For beginners, fixed deposits can be useful, but they should still be understood carefully. The interest rate, tenure, premature withdrawal rules, tax treatment, safety, and purpose of the money all matter. A fixed deposit may be suitable for some goals, but it may not be the best choice for every financial need.
This guide explains what beginners in India should check before opening a fixed deposit.
What Is a Fixed Deposit?
A fixed deposit, often called an FD, is a deposit product where money is kept with a bank or financial institution for a fixed tenure. In return, the depositor earns interest based on the agreed rate and terms.
The tenure may range from a short period to several years depending on the provider. The interest rate may vary based on tenure, deposit amount, customer category, and market conditions.
Unlike a regular savings account, a fixed deposit is not meant for daily transactions. It is usually used for money that can stay untouched for a specific period.
Why People Use Fixed Deposits
Many people choose fixed deposits because they are easy to understand. The return is usually more predictable than market-linked products, and the money is not exposed to daily stock market movements.
Fixed deposits may be used for:
- short-term savings goals
- emergency fund backup
- planned expenses
- conservative savings
- senior citizen income planning
- parking money safely for a period
However, the purpose of the money should be clear before locking it into an FD.
Check the Tenure Carefully
The tenure is the period for which the deposit is locked.

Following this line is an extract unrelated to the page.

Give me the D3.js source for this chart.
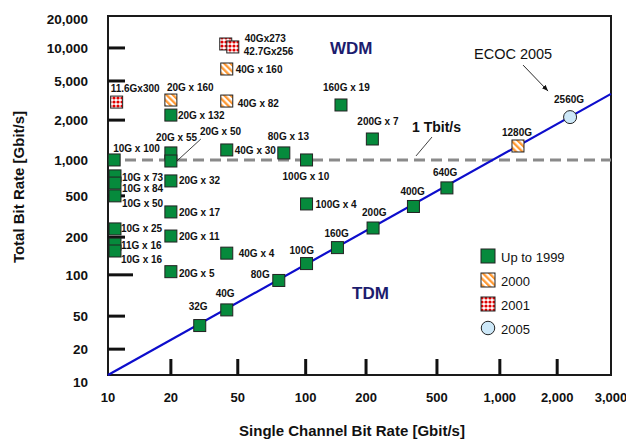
<!DOCTYPE html>
<html>
<head>
<meta charset="utf-8">
<script src="https://cdn.jsdelivr.net/npm/d3@7"></script>
<style>
  html, body { margin: 0; padding: 0; background: #fff; }
  svg { display: block; font-family: "Liberation Sans", Arial, Helvetica, sans-serif; }
</style>
</head>
<body>
<svg id="chart" width="626" height="439"></svg>
<script>
// ---- data ----
var xTickValues = [10, 20, 50, 100, 200, 500, 1000, 2000, 3000];
var yTickValues = [10, 20, 50, 100, 200, 500, 1000, 2000, 5000, 10000, 20000];
var legendLabels = ['Up to 1999', '2000', '2001', '2005'];

// [label, single channel bit rate, total bit rate]  (Gbit/s)
var wdm1999 = [
  ['10G x 100', 10.7, 1000], ['10G x 73', 10.8, 735], ['10G x 84', 10.8, 640],
  ['10G x 50', 10.8, 500], ['10G x 25', 10.8, 240], ['11G x 16', 10.8, 176],
  ['10G x 16', 10.8, 155], ['20G x 132', 20, 2250], ['20G x 55', 20, 1130],
  ['20G x 50', 20, 980], ['20G x 32', 20, 667], ['20G x 17', 20, 350],
  ['20G x 11', 20, 205], ['20G x 5', 20, 106], ['40G x 30', 43, 1190],
  ['40G x 4', 43, 149], ['80G x 13', 80, 1130], ['100G x 10', 101, 1000],
  ['100G x 4', 101, 418], ['160G x 19', 150, 2850], ['200G x 7', 217, 1440]
];
var tdm1999 = [
  ['32G', 29.7, 38.5], ['40G', 43, 55.5], ['80G', 76, 91], ['100G', 101, 123],
  ['160G', 144, 165], ['200G', 219, 245], ['400G', 369, 395], ['640G', 558, 583]
];
var year2000 = [
  ['20G x 160', 20, 3200], ['40G x 160', 43, 6430], ['40G x 82', 43, 3125], ['1280G', 1245, 1275]
];
var year2001 = [
  ['11.6Gx300', 11.0, 3050], ['40Gx273', 42.4, 10900], ['42.7Gx256', 46.7, 10220]
];
var year2005 = [
  ['2560G', 2204, 2146]
];
var tdmTrend = [[10, 10], [3000, 3700]];
var tbitLevel = 1000;

// ---- layout ----
var W = 626, H = 439;
var margin = {top: 16, right: 15, bottom: 64, left: 108};
var pw = W - margin.left - margin.right,
    ph = H - margin.top - margin.bottom;

// the original figure does not space its decades evenly,
// so the log scales are piecewise, pinned at each tick
var xStops = [0, .125, .258, .393, .513, .654, .779, .893, 1];
var yStops = [0, .072, .164, .279, .384, .499, .599, .710, .819, .911, 1];

var x = d3.scaleLog().domain(xTickValues).range(xStops.map(function(f){ return margin.left + f * pw; }));
var y = d3.scaleLog().domain(yTickValues).range(yStops.map(function(f){ return margin.top + ph - f * ph; }));

// label offsets from marker centre: [dx, dy]
var labelOffset = {
  '10G x 100': [-1, -8], '10G x 73': [7, 5], '10G x 84': [7, 9], '10G x 50': [7, 11],
  '10G x 25': [6, 3], '11G x 16': [6, 5], '10G x 16': [6, 12], '20G x 132': [7, 4],
  '20G x 55': [-15, -12], '20G x 50': [29, -26], '20G x 32': [8, 3], '20G x 17': [8, 4],
  '20G x 11': [8, 4], '20G x 5': [8, 5], '40G x 30': [8, 4], '40G x 4': [12, 4],
  '80G x 13': [-16, -13], '100G x 10': [-24, 20], '100G x 4': [9, 4],
  '160G x 19': [-18, -14], '200G x 7': [-15, -14],
  '32G': [-11, -16], '40G': [-11, -13], '80G': [-28, -2], '100G': [-17, -10],
  '160G': [-13, -11], '200G': [-11, -12], '400G': [-13, -11], '640G': [-14, -12],
  '20G x 160': [-4, -9], '40G x 160': [9, 4], '40G x 82': [11, 6], '1280G': [-16, -10],
  '11.6Gx300': [-6, -10], '40Gx273': [19, -2], '42.7Gx256': [11, 8], '2560G': [-16, -14]
};

var fills = {
  'Up to 1999': '#068a3c',
  '2000': 'url(#hatch)',
  '2001': 'url(#dots)',
  '2005': '#cde8f8'
};

var svg = d3.select('#chart');

// patterns
var defs = svg.append('defs');
var hatch = defs.append('pattern')
  .attr('id', 'hatch').attr('patternUnits', 'userSpaceOnUse')
  .attr('width', 4.5).attr('height', 4.5)
  .attr('patternTransform', 'rotate(-45)');
hatch.append('rect').attr('width', 4.5).attr('height', 4.5).attr('fill', '#fff');
hatch.append('rect').attr('width', 2.3).attr('height', 4.5).attr('fill', '#ff9933');

var dots = defs.append('pattern')
  .attr('id', 'dots').attr('patternUnits', 'userSpaceOnUse')
  .attr('width', 4).attr('height', 4);
dots.append('rect').attr('width', 4).attr('height', 4).attr('fill', '#fff');
dots.append('circle').attr('cx', 2).attr('cy', 2).attr('r', 1.6).attr('fill', '#e00000');

// frame
svg.append('rect')
  .attr('x', margin.left).attr('y', margin.top)
  .attr('width', pw).attr('height', ph)
  .attr('fill', 'none').attr('stroke', '#1a1a1a').attr('stroke-width', 2);

// tick marks drawn inside the frame
var yTickMarks = yTickValues.filter(function(v){ return v > 10 && v < 20000 && v !== tbitLevel; });
svg.append('g').selectAll('line').data(yTickMarks).join('line')
  .attr('x1', margin.left)
  .attr('x2', function(d){ return margin.left + (d === 100 ? 25 : 17); })
  .attr('y1', function(d){ return y(d); }).attr('y2', function(d){ return y(d); })
  .attr('stroke', '#111').attr('stroke-width', 3);

var xTickMarks = xTickValues.filter(function(v){ return v > 10 && v < 3000; });
svg.append('g').selectAll('line').data(xTickMarks).join('line')
  .attr('x1', function(d){ return x(d); }).attr('x2', function(d){ return x(d); })
  .attr('y1', margin.top + ph).attr('y2', margin.top + ph - 16)
  .attr('stroke', '#111').attr('stroke-width', 3);

// tick labels
var fmt = d3.format(',');
var yNudge = {10: 7, 20000: 3};
svg.append('g').selectAll('text').data(yTickValues).join('text')
  .attr('x', 88)
  .attr('y', function(d){ return y(d) + (yNudge[d] || 0); })
  .attr('dy', '0.36em')
  .attr('text-anchor', 'end')
  .attr('font-size', 13.5).attr('font-weight', 'bold').attr('fill', '#111')
  .text(function(d){ return fmt(d); });

svg.append('g').selectAll('text').data(xTickValues).join('text')
  .attr('x', function(d){ return x(d); })
  .attr('y', 402)
  .attr('text-anchor', 'middle')
  .attr('font-size', 13).attr('font-weight', 'bold').attr('fill', '#111')
  .text(function(d){ return fmt(d); });

// axis titles
svg.append('text')
  .attr('x', 352).attr('y', 436)
  .attr('text-anchor', 'middle')
  .attr('font-size', 15).attr('font-weight', 'bold').attr('fill', '#111')
  .text('Single Channel Bit Rate [Gbit/s]');

svg.append('text')
  .attr('transform', 'translate(24,187) rotate(-90)')
  .attr('text-anchor', 'middle')
  .attr('font-size', 15).attr('font-weight', 'bold').attr('fill', '#111')
  .text('Total Bit Rate [Gbit/s]');

// 1 Tbit/s level
svg.append('line')
  .attr('x1', margin.left).attr('x2', margin.left + pw)
  .attr('y1', y(tbitLevel)).attr('y2', y(tbitLevel))
  .attr('stroke', '#8a8a8a').attr('stroke-width', 3)
  .attr('stroke-dasharray', '11,6');

// TDM trend
svg.append('path')
  .datum(tdmTrend)
  .attr('d', d3.line().x(function(d){ return x(d[0]); }).y(function(d){ return y(d[1]); }))
  .attr('fill', 'none').attr('stroke', '#0d0dcc').attr('stroke-width', 2.2);

// markers
function drawMarker(g, kind, cx, cy, s) {
  if (kind === '2005') {
    g.append('circle').attr('cx', cx).attr('cy', cy).attr('r', s / 2 + 0.5)
      .attr('fill', fills[kind]).attr('stroke', '#222').attr('stroke-width', 1);
  } else {
    g.append('rect').attr('x', cx - s / 2).attr('y', cy - s / 2)
      .attr('width', s).attr('height', s)
      .attr('fill', fills[kind]).attr('stroke', '#222').attr('stroke-width', 1);
  }
}

var series = [
  ['Up to 1999', wdm1999], ['Up to 1999', tdm1999],
  ['2000', year2000], ['2001', year2001], ['2005', year2005]
];

var markG = svg.append('g');
var labelG = svg.append('g')
  .attr('font-size', 10).attr('font-weight', 'bold').attr('fill', '#111');

series.forEach(function(s) {
  s[1].forEach(function(p) {
    var cx = x(p[1]), cy = y(p[2]);
    drawMarker(markG, s[0], cx, cy, 12);
    var off = labelOffset[p[0]] || [8, 4];
    labelG.append('text').attr('x', cx + off[0]).attr('y', cy + off[1]).text(p[0]);
  });
});

// pointer for 20G x 50
var p50 = wdm1999.filter(function(p){ return p[0] === '20G x 50'; })[0];
svg.append('line')
  .attr('x1', x(p50[1]) + 30).attr('y1', y(p50[2]) - 22)
  .attr('x2', x(p50[1]) + 6).attr('y2', y(p50[2]))
  .attr('stroke', '#111').attr('stroke-width', 0.8);

// region names
svg.append('text').attr('x', 330).attr('y', 54)
  .attr('font-size', 17).attr('font-weight', 'bold').attr('fill', '#1c1c6e').text('WDM');
svg.append('text').attr('x', 352).attr('y', 299)
  .attr('font-size', 17).attr('font-weight', 'bold').attr('fill', '#1c1c6e').text('TDM');

// 1 Tbit/s annotation
svg.append('text').attr('x', 412).attr('y', 132)
  .attr('font-size', 14).attr('font-weight', 'bold').attr('fill', '#111').text('1 Tbit/s');
svg.append('line')
  .attr('x1', 432).attr('y1', 137).attr('x2', 416).attr('y2', y(tbitLevel) - 4)
  .attr('stroke', '#111').attr('stroke-width', 0.8);

// ECOC 2005 annotation
defs.append('marker')
  .attr('id', 'arrow').attr('viewBox', '0 0 10 10')
  .attr('refX', 10).attr('refY', 5)
  .attr('markerWidth', 7).attr('markerHeight', 7)
  .attr('orient', 'auto')
  .append('path').attr('d', 'M0,1L10,5L0,9Z').attr('fill', '#111');

var p05 = year2005[0];
svg.append('text').attr('x', 474).attr('y', 59)
  .attr('font-size', 14.5).attr('fill', '#111').text('ECOC 2005');
svg.append('line')
  .attr('x1', x(p05[1]) - 47).attr('y1', y(p05[2]) - 52)
  .attr('x2', x(p05[1]) - 22).attr('y2', y(p05[2]) - 26)
  .attr('stroke', '#111').attr('stroke-width', 0.9)
  .attr('marker-end', 'url(#arrow)');

// legend
var legend = svg.append('g').attr('transform', 'translate(488,256)');
legendLabels.forEach(function(lab, i) {
  var row = legend.append('g').attr('transform', 'translate(0,' + (i * 24) + ')');
  drawMarker(row, lab, 0, 0, lab === '2005' ? 12.5 : 14);
  row.append('text').attr('x', 13).attr('y', 6)
    .attr('font-size', 13).attr('fill', '#111').text(lab);
});
</script>
</body>
</html>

Choosing the right tenure is important because withdrawing early may reduce interest or attract penalties depending on the provider’s rules.
Before choosing a tenure, ask:
- When will I need this money?
- Is this money for a planned expense?
- Could I need it suddenly?
- Will premature withdrawal reduce the benefit?
A longer tenure may offer a different rate, but it may not be suitable if the money is needed soon.
Interest Rate Is Not the Only Factor
Many people compare fixed deposits only by interest rate. A higher rate can be attractive, but it should not be the only factor. The safety of the institution, withdrawal rules, tax treatment, and customer service also matter.
A slightly higher rate may not be worth it if the product is difficult to manage or if the depositor does not understand the terms.
Cumulative vs Non-Cumulative FD
Some fixed deposits pay interest periodically, while others add the interest back into the deposit and pay at maturity. A cumulative FD may suit people who want growth over the deposit period. A non-cumulative FD may suit people who want regular interest payouts.
The better option depends on the depositor’s cash flow needs. For example, a retired person may prefer periodic interest, while a younger saver may prefer maturity payout.
Premature Withdrawal Rules
Premature withdrawal means taking the money out before the maturity date. This can be useful during an emergency, but it may come with reduced interest or penalties.
Before opening an FD, check:
- whether early withdrawal is allowed
- whether penalties apply
- how interest is recalculated
- how quickly funds become available
Money that may be needed at any time should not be fully locked away without a backup plan.
Tax on Fixed Deposit Interest
Interest earned from fixed deposits may be taxable according to applicable tax rules. Some depositors forget this and compare returns only on a pre-tax basis.
Tax can affect the real return. People in higher tax brackets may need to think carefully about post-tax returns before deciding how much to keep in fixed deposits.
For specific tax advice, a qualified tax professional should be consulted.
Fixed Deposits vs SIP Investing
Fixed deposits and SIP investing are very different. A fixed deposit is usually more predictable and is not directly linked to stock market movements. SIP investing usually involves regular investment into mutual funds, where returns depend on the underlying fund and market conditions.
If you want to understand SIPs from a beginner-friendly perspective, this related guide may be useful:
SIP Investing in India: A Beginner-Friendly Guide Before You Start
Many households may use both types of products for different goals. Fixed deposits may suit shorter-term or conservative needs, while SIPs may suit longer-term goals where market risk can be accepted.
Do Not Put All Money Into One FD
Some people place a large amount into one fixed deposit. This can create problems if they need only part of the money before maturity. Breaking the entire FD may reduce interest unnecessarily.
One practical method is FD laddering. This means splitting money into multiple fixed deposits with different maturity dates. It can provide more flexibility while still keeping money organized.
When Fixed Deposits May Be Useful
Fixed deposits may be useful when the goal is clear and the money does not need to be used immediately.
They may suit:
- planned expenses within a fixed time
- conservative savers
- senior citizens seeking predictable interest
- people who want to separate money from daily spending
- short-term parking of funds
Common Fixed Deposit Mistakes
- choosing only by the highest interest rate
- locking emergency money for too long
- not checking premature withdrawal penalties
- forgetting tax on interest
- not comparing cumulative and non-cumulative options
- putting all money into one FD
- renewing automatically without reviewing rates and needs
Final Thoughts
Fixed deposits in India can be useful for beginners who want a simple and predictable savings option. They can help with planned expenses, conservative savings, and short-term money management.
However, an FD should not be chosen blindly. Tenure, interest rate, tax, premature withdrawal rules, payout option, and the purpose of the money should all be reviewed.
The best financial decision is not choosing only one product. It is matching each product to the right goal, time frame, and risk level.